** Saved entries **
★ ★ ★ ★ ★
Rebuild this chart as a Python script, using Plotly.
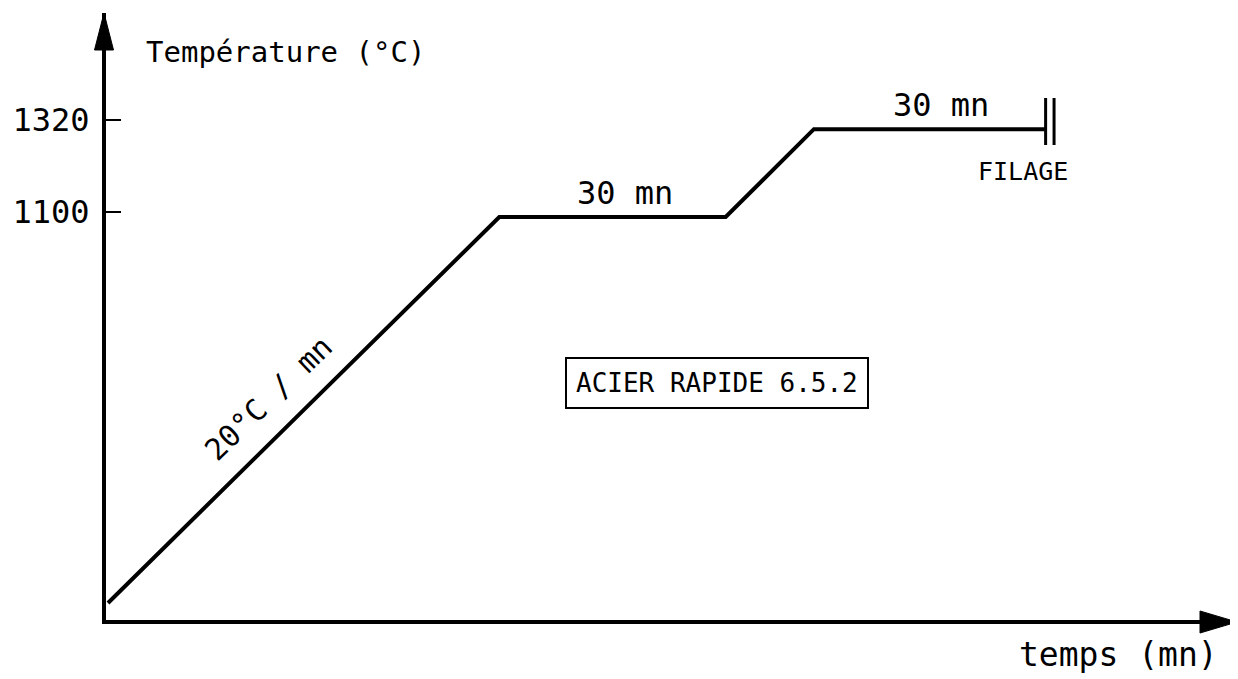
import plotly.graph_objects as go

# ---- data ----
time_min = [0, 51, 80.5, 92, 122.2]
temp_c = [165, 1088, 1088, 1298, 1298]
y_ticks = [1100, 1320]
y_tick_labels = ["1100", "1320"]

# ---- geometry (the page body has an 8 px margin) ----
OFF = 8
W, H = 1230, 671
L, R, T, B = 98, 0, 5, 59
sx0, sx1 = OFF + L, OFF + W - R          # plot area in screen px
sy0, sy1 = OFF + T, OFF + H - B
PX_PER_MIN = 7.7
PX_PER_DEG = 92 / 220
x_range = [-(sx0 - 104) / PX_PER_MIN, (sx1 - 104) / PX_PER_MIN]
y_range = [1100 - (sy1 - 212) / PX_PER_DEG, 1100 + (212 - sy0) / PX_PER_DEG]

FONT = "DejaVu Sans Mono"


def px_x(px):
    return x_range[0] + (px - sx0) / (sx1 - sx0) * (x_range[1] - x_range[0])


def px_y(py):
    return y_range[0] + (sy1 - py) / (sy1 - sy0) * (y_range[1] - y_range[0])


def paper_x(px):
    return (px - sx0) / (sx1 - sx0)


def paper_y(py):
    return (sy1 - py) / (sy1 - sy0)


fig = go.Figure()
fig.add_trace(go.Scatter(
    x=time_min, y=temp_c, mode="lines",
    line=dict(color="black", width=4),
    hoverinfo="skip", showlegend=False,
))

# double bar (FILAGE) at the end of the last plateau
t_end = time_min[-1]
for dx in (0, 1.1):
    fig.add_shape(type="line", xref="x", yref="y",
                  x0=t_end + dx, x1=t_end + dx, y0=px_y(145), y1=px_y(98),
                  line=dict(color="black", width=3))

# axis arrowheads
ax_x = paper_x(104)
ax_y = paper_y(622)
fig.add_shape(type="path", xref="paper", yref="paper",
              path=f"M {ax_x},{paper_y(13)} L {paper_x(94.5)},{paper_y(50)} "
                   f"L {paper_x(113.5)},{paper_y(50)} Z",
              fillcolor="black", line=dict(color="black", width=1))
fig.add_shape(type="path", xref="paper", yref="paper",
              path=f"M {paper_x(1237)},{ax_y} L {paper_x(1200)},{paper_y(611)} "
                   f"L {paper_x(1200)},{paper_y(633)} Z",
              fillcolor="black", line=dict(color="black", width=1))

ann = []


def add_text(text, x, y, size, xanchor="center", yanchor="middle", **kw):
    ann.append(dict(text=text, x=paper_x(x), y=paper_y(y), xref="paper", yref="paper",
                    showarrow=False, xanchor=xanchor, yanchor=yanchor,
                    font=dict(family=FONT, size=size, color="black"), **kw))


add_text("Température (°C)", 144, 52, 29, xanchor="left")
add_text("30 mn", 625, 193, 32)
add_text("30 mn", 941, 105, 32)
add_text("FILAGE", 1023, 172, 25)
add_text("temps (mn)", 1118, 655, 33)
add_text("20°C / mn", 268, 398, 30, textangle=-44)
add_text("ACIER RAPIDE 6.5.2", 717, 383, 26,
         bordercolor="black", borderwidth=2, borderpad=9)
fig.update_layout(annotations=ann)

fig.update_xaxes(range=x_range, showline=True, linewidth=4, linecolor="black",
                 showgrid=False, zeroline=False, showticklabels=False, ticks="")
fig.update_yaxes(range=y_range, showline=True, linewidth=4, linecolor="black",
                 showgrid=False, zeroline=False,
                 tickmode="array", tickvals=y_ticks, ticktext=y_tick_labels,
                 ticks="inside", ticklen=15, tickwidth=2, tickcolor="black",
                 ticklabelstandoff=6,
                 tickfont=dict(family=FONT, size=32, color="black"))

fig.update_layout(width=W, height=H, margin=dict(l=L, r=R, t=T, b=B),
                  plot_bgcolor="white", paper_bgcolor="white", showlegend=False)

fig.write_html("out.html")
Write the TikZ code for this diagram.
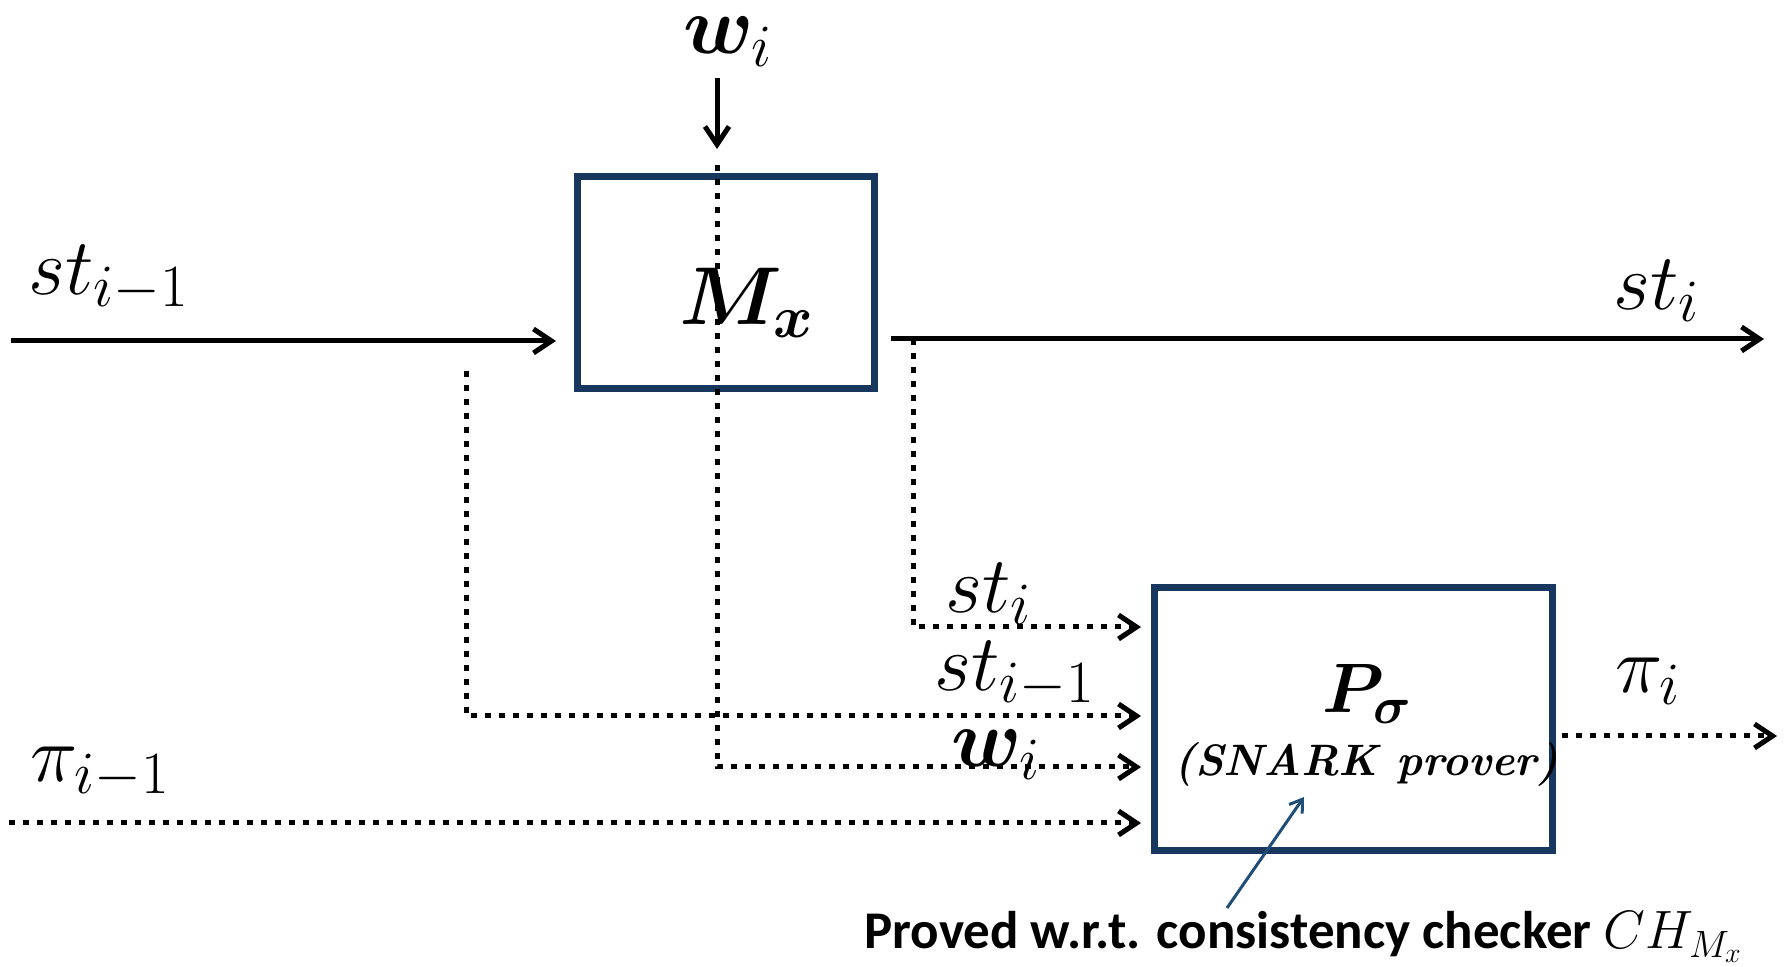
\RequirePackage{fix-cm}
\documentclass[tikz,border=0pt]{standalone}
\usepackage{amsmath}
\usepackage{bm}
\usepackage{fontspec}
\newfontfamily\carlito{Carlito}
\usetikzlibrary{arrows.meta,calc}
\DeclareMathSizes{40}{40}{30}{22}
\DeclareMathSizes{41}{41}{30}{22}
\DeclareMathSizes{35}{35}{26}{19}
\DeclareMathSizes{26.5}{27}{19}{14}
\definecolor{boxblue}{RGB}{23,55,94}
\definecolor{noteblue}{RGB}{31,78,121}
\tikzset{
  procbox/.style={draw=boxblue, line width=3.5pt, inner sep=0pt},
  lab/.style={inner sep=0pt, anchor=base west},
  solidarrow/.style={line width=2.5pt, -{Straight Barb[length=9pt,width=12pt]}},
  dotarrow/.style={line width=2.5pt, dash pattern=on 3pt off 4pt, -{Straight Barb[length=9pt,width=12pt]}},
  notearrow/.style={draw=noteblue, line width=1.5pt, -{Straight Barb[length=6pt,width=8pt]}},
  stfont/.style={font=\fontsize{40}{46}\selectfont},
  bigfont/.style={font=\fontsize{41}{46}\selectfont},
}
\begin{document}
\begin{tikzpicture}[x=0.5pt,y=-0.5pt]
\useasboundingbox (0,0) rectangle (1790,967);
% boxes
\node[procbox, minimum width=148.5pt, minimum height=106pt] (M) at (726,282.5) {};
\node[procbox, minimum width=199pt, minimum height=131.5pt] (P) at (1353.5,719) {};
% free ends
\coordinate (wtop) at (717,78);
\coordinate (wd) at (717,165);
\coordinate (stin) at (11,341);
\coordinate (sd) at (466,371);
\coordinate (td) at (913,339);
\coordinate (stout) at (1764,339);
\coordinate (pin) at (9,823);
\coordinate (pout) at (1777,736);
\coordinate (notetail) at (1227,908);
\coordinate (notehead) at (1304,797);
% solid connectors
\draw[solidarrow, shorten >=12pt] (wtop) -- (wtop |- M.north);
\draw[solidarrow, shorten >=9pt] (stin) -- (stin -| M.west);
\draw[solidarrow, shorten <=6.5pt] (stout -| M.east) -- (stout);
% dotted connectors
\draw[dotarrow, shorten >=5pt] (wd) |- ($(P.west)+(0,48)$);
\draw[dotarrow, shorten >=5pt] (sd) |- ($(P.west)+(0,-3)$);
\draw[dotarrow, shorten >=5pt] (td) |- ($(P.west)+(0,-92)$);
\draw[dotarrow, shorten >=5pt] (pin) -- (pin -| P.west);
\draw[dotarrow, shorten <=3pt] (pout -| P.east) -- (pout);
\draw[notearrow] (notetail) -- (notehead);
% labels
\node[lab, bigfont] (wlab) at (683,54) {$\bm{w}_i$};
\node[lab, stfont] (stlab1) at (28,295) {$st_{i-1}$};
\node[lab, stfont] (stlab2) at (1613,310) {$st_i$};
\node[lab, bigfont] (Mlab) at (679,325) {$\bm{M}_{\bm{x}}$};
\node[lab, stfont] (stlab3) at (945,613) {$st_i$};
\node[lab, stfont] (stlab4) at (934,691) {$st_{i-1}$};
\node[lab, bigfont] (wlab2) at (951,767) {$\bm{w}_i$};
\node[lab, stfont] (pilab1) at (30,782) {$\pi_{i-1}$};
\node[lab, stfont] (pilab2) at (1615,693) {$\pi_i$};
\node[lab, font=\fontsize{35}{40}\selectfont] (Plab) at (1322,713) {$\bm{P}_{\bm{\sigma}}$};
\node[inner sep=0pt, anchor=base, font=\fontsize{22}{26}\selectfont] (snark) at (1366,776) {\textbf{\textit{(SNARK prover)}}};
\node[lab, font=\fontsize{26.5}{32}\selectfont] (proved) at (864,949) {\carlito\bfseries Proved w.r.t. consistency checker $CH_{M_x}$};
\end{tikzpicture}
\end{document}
★ ★ ★ ★ ★
Reproduce the records above from their first line to the line bearing "return (sy1 - py) / (sy1 - sy0)", both ends included, leaving every picture out.

Rebuild this chart as a Python script, using Plotly.
import plotly.graph_objects as go

# ---- data ----
time_min = [0, 51, 80.5, 92, 122.2]
temp_c = [165, 1088, 1088, 1298, 1298]
y_ticks = [1100, 1320]
y_tick_labels = ["1100", "1320"]

# ---- geometry (the page body has an 8 px margin) ----
OFF = 8
W, H = 1230, 671
L, R, T, B = 98, 0, 5, 59
sx0, sx1 = OFF + L, OFF + W - R          # plot area in screen px
sy0, sy1 = OFF + T, OFF + H - B
PX_PER_MIN = 7.7
PX_PER_DEG = 92 / 220
x_range = [-(sx0 - 104) / PX_PER_MIN, (sx1 - 104) / PX_PER_MIN]
y_range = [1100 - (sy1 - 212) / PX_PER_DEG, 1100 + (212 - sy0) / PX_PER_DEG]

FONT = "DejaVu Sans Mono"


def px_x(px):
    return x_range[0] + (px - sx0) / (sx1 - sx0) * (x_range[1] - x_range[0])


def px_y(py):
    return y_range[0] + (sy1 - py) / (sy1 - sy0) * (y_range[1] - y_range[0])


def paper_x(px):
    return (px - sx0) / (sx1 - sx0)


def paper_y(py):
    return (sy1 - py) / (sy1 - sy0)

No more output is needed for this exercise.